Update an entire row

foo.core> (reduce #(update-in %1 [0 %2] conj :3) b (range 9))
[[[:3] [:3] [:3] [:3] [:3] [:3] [:3] [:3] [:3]]
 [[] [] [] [] [] [] [] [] []]
 [[] [] [] [] [] [] [] [] []]
 [[] [] [] [] [] [] [] [] []]
 [[] [] [] [] [] [] [] [] []]
 [[] [] [] [] [] [] [] [] []]
 [[] [] [] [] [] [] [] [] []]
 [[] [] [] [] [] [] [] [] []]
 [[] [] [] [] [] [] [] [] []]]
where the #(update-in …) is syntactic sugar for an anonymous function taking two arguments, the first one is the board b, and the other one is the y coordinate to be updated.


or similarly can update a column

foo.core> (reduce #(update-in %1 [%2 0] conj :3) b (range 9))
[[[:3] [] [] [] [] [] [] [] []]
 [[:3] [] [] [] [] [] [] [] []]
 [[:3] [] [] [] [] [] [] [] []]
 [[:3] [] [] [] [] [] [] [] []]
 [[:3] [] [] [] [] [] [] [] []]
 [[:3] [] [] [] [] [] [] [] []]
 [[:3] [] [] [] [] [] [] [] []]
 [[:3] [] [] [] [] [] [] [] []]
 [[:3] [] [] [] [] [] [] [] []]]


not suggesting you literally use a nested vector, but just to illustrate the idea. constraints are updated by generating the list of locations to be modified, and iterating over those (with reduce in my example) to produce a new board state.

Steve Upstill00:03:39

A nested vector is pretty much what I'm after, so thanks for that. What I hadn't gotten to is update_in, and the fact that it returns a copy of the collection. That's a key pointer (so to speak) for me. Thanks Neil!

Steve Upstill20:02:40

@gonewest818 Yeah, that makes sense. I think you'd still need a queuing mechanism because new constraints will accumulate faster than you apply them...


yes, I believe that’s what noisesmith was getting at.
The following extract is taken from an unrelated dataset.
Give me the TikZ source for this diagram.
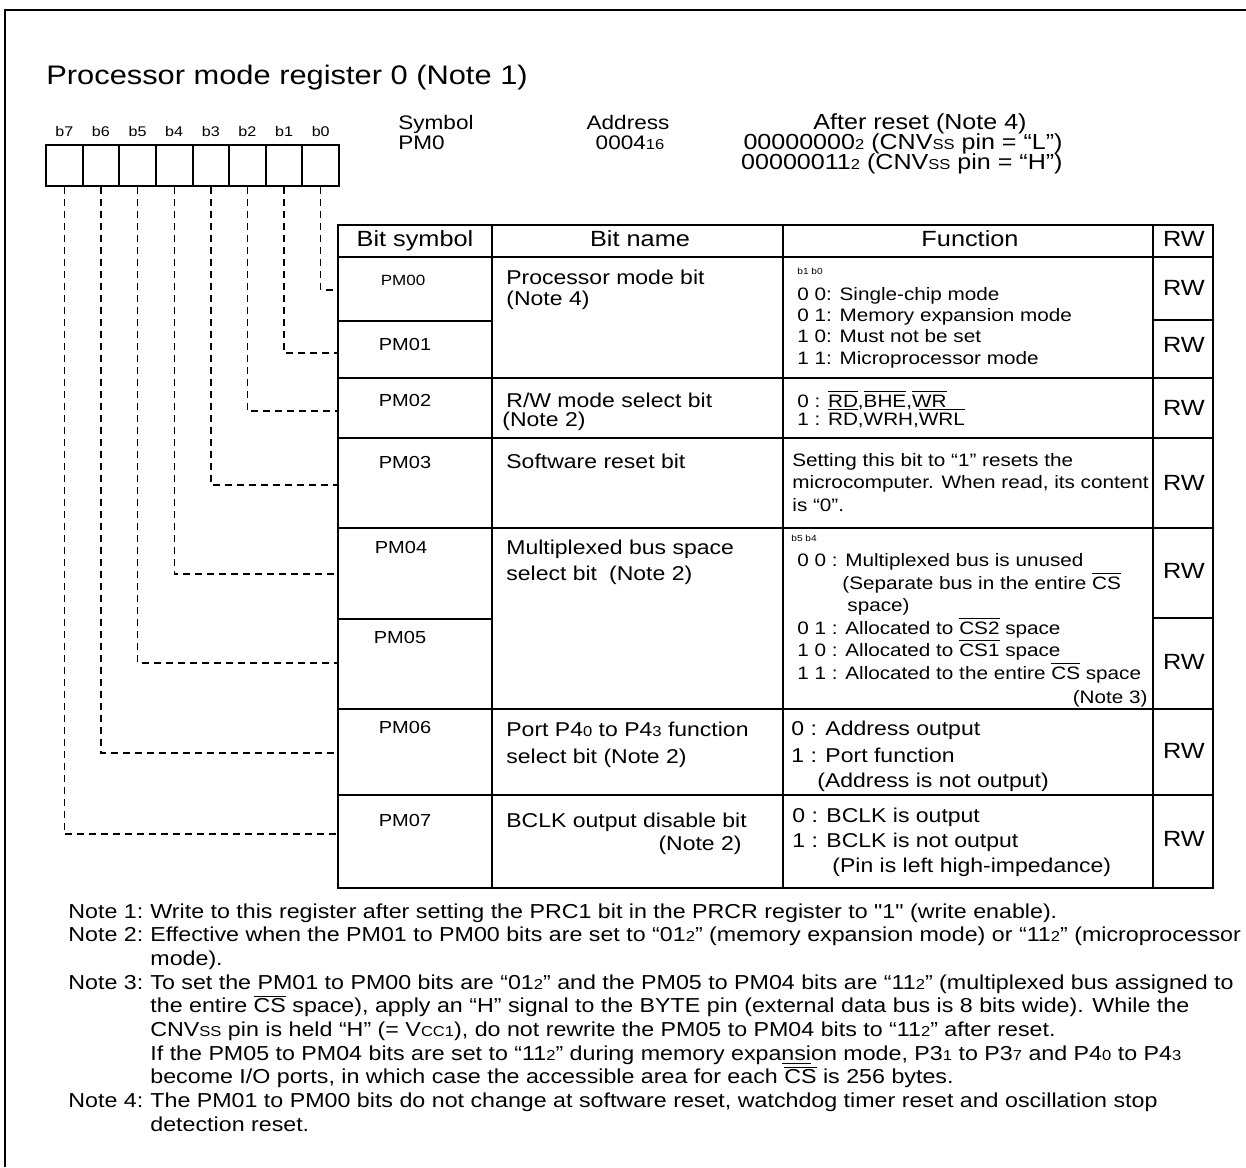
\documentclass[tikz,border=0pt]{standalone}
\usepackage{fontspec}
\setmainfont{Liberation Sans}[FakeStretch=1.15]
\newfontface\qface{Liberation Sans}[FakeStretch=1.15]
\newcommand\fTitle{\fontsize{13.4}{16}\selectfont}
\newcommand\fHead{\fontsize{11}{13}\selectfont}
\newcommand\fInfo{\fontsize{9.8}{12}\selectfont}
\newcommand\fReset{\fontsize{10.9}{13}\selectfont}
\newcommand\fName{\fontsize{10}{12}\selectfont}
\newcommand\fSym{\fontsize{8.7}{10}\selectfont}
\newcommand\fFunc{\fontsize{9}{11}\selectfont}
\newcommand\fNote{\fontsize{10.1}{12}\selectfont}
\newcommand\fBit{\fontsize{7}{8}\selectfont}
\newcommand\fTiny{\fontsize{4.4}{5}\selectfont}
\newcommand\sm[1]{{\fontsize{7.2}{8}\selectfont #1}}
\newcommand\ovl[1]{$\overline{\mbox{#1}}$}
\newcommand\sq{{\qface"}}
\tikzset{
	txt/.style={inner sep=0pt,anchor=base west},
	ctxt/.style={inner sep=0pt,anchor=base},
	cell/.style={draw,line width=1pt,minimum width=18.3pt,minimum height=20.5pt,inner sep=0pt},
	link/.style={line width=0.7pt,dash pattern=on 3.5pt off 2.5pt},
	tabline/.style={line width=1pt},
}
\begin{document}
\begin{tikzpicture}[x=0.5pt,y=-0.5pt]
	\useasboundingbox (0,0) rectangle (1246,1167);
	\draw[line width=1.3pt] (5,1167) -- (5,10) -- (1246,10);
	\node[txt,font=\fTitle] (title) at (46,84) {Processor mode register 0 (Note 1)};
	\foreach \i in {0,...,7}{
		\node[cell] (b\i) at ({320.7-36.625*\i},165.5) {};
		\node[ctxt,font=\fBit] (lb\i) at ({320.7-36.625*\i},136) {b\i};
	}
	\node[txt,font=\fInfo] (sym) at (398,129) {Symbol};
	\node[txt,font=\fInfo] (symv) at (398,149) {PM0};
	\node[ctxt,font=\fInfo] (adr) at (628,129) {Address};
	\node[ctxt,font=\fInfo] (adrv) at (630,149) {0004\sm{16}};
	\node[ctxt,font=\fReset] (rst) at (920,129) {After reset (Note 4)};
	\node[txt,font=\fReset,anchor=base east] (rstl) at (1063,149) {00000000\sm{2} (CNV\sm{SS} pin = ``L'')};
	\node[txt,font=\fReset,anchor=base east] (rsth) at (1063,169) {00000011\sm{2} (CNV\sm{SS} pin = ``H'')};
	\draw[tabline] (338,225) rectangle (1213,888);
	\foreach \y in {257,378,438,528,709,795}
		\draw[tabline] (338,\y) -- (1213,\y);
	\foreach \x in {492,783,1153}
		\draw[tabline] (\x,225) -- (\x,888);
	\draw[tabline] (338,321) -- (492,321) (1153,320) -- (1213,320)
		(338,619) -- (492,619) (1153,618) -- (1213,618);
	\node[ctxt,font=\fHead] (hsym) at (415,246) {Bit symbol};
	\node[ctxt,font=\fHead] (hname) at (640,246) {Bit name};
	\node[ctxt,font=\fHead] (hfun) at (970,246) {Function};
	\node[ctxt,font=\fHead] (hrw) at (1184,246) {RW};
	\node[ctxt,font=\fontsize{7.4}{9}\selectfont] (pm0) at (403,285) {PM00};
	\foreach \k/\x/\y in {1/405/350,2/405/406,3/405/468,4/401/553,5/400/643,6/405/733,7/405/826}
		\node[ctxt,font=\fSym] (pm\k) at (\x,\y) {PM0\k};
	\foreach \k/\y in {0/290,1/353,2/411,3/485,4/574,5/663,6/753,7/834}{
		\coordinate (t\k) at (338,\y);
		\draw[link] (b\k.south) |- (t\k);
	}
	\node[txt,font=\fName] (n0a) at (506,284) {Processor mode bit};
	\node[txt,font=\fName] (n0b) at (506,305) {(Note 4)};
	\node[txt,font=\fName] (n2a) at (506,407) {R/W mode select bit};
	\node[txt,font=\fName] (n2b) at (502,426) {(Note 2)};
	\node[txt,font=\fName] (n3) at (506,468) {Software reset bit};
	\node[txt,font=\fName] (n4a) at (506,554) {Multiplexed bus space};
	\node[txt,font=\fName] (n4b) at (506,580) {select bit\hspace{0.6em}(Note 2)};
	\node[txt,font=\fName] (n6a) at (506,736) {Port P4\sm{0} to P4\sm{3} function};
	\node[txt,font=\fName] (n6b) at (506,763) {select bit (Note 2)};
	\node[txt,font=\fName] (n7a) at (506,827) {BCLK output disable bit};
	\node[txt,font=\fName,anchor=base east] (n7b) at (742,850) {(Note 2)};
	\node[txt,font=\fTiny] (f0h) at (797,274) {b1 b0};
	\foreach \t [count=\k] in {{0 0: Single-chip mode},{0 1: Memory expansion mode},{1 0: Must not be set},{1 1: Microprocessor mode}}
		\node[txt,font=\fFunc] (f0\k) at (797,{279+21.3*\k}) {\t};
	\node[txt,font=\fFunc] (f2a) at (797,407) {0 : \ovl{RD},\ovl{BHE},\ovl{WR}};
	\node[txt,font=\fFunc] (f2b) at (797,425) {1 : \ovl{RD},WRH,\ovl{WRL}};
	\foreach \t [count=\k] in {{Setting this bit to ``1'' resets the},{microcomputer. When read, its content},{is ``0''.}}
		\node[txt,font=\fFunc] (f3\k) at (792,{443.5+22.7*\k}) {\t};
	\node[txt,font=\fTiny] (f4h) at (791,541) {b5 b4};
	\foreach \x/\y/\t [count=\k] in {797/566/{0 0 : Multiplexed bus is unused},842/589/{(Separate bus in the entire \ovl{CS}},847/611/{space)},797/634/{0 1 : Allocated to \ovl{CS2} space},797/656/{1 0 : Allocated to \ovl{CS1} space},797/679/{1 1 : Allocated to the entire \ovl{CS} space}}
		\node[txt,font=\fFunc] (f4\k) at (\x,\y) {\t};
	\node[txt,font=\fFunc,anchor=base east] (f4n) at (1148,703) {(Note 3)};
	\foreach \x/\y/\t [count=\k] in {791/735/{0 : Address output},791/762/{1 : Port function},817/787/{(Address is not output)}}
		\node[txt,font=\fName] (f6\k) at (\x,\y) {\t};
	\foreach \x/\y/\t [count=\k] in {792/822/{0 : BCLK is output},792/847/{1 : BCLK is not output},832/872/{(Pin is left high-impedance)}}
		\node[txt,font=\fName] (f7\k) at (\x,\y) {\t};
	\foreach \y [count=\k from 0] in {288,345,408,483,571,662,751,839}
		\node[font=\fHead,inner sep=0pt] (rw\k) at (1184,\y) {RW};
	\foreach \k/\y in {1/918,2/941.7,3/989.1,4/1107.6}
		\node[txt,font=\fNote] (nl\k) at (68,\y) {Note \k:};
	\foreach \t [count=\k from 0] in {{Write to this register after setting the PRC1 bit in the PRCR register to \sq1\sq{} (write enable).},{Effective when the PM01 to PM00 bits are set to ``01\sm{2}'' (memory expansion mode) or ``11\sm{2}'' (microprocessor},{mode).},{To set the PM01 to PM00 bits are ``01\sm{2}'' and the PM05 to PM04 bits are ``11\sm{2}'' (multiplexed bus assigned to},{the entire \ovl{CS} space), apply an ``H'' signal to the BYTE pin (external data bus is 8 bits wide). While the},{CNV\sm{SS} pin is held ``H'' (= V\sm{CC1}), do not rewrite the PM05 to PM04 bits to ``11\sm{2}'' after reset.},{If the PM05 to PM04 bits are set to ``11\sm{2}'' during memory expa\underline{nsi}on mode, P3\sm{1} to P3\sm{7} and P4\sm{0} to P4\sm{3}},{become I/O ports, in which case the accessible area for each \ovl{CS} is 256 bytes.},{The PM01 to PM00 bits do not change at software reset, watchdog timer reset and oscillation stop},{detection reset.}}
		\node[txt,font=\fNote] (nt\k) at (150,{918+23.7*\k}) {\t};
\end{tikzpicture}
\end{document}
but… the “queuing mechanism” might not be much more than a plain old list that you map over. At some level this solver is going to have a loop where it is choosing what’s the next number to place. Placing a number ripples a bunch of constraints (the queue). The resulting board state is used to choose the next number to place, which generates a new queue of changes, etc.


right, I was speaking of a queue of changes functionally not implementation wise - and yes a list would work perfectly for that


@steve171 also consider that somer operations are much easier to do with the pure functional version - for example you could create a lazy sequence of every possible placment of a number on the board, and use filter to remove the placements that break some constraint


@steve171 doesn't really help you in writing a functional version, but you might find this logic programming version interesting 🙂

Steve Upstill21:02:28

@noisesmith I think that's an interesting alternative strategy, i.e., what do you do when there are no more numbers to place and the queue runs out?

Steve Upstill21:02:08

@sundarj Thanks for that. I'll check it out. (I must be learning something; my brain hurts!)


looks like it was inspired by

Steve Upstill21:02:30

Oh that's funny. I've followed along with Peter's Scrabble machine, but I didn't know he'd presented a Sudoku solver.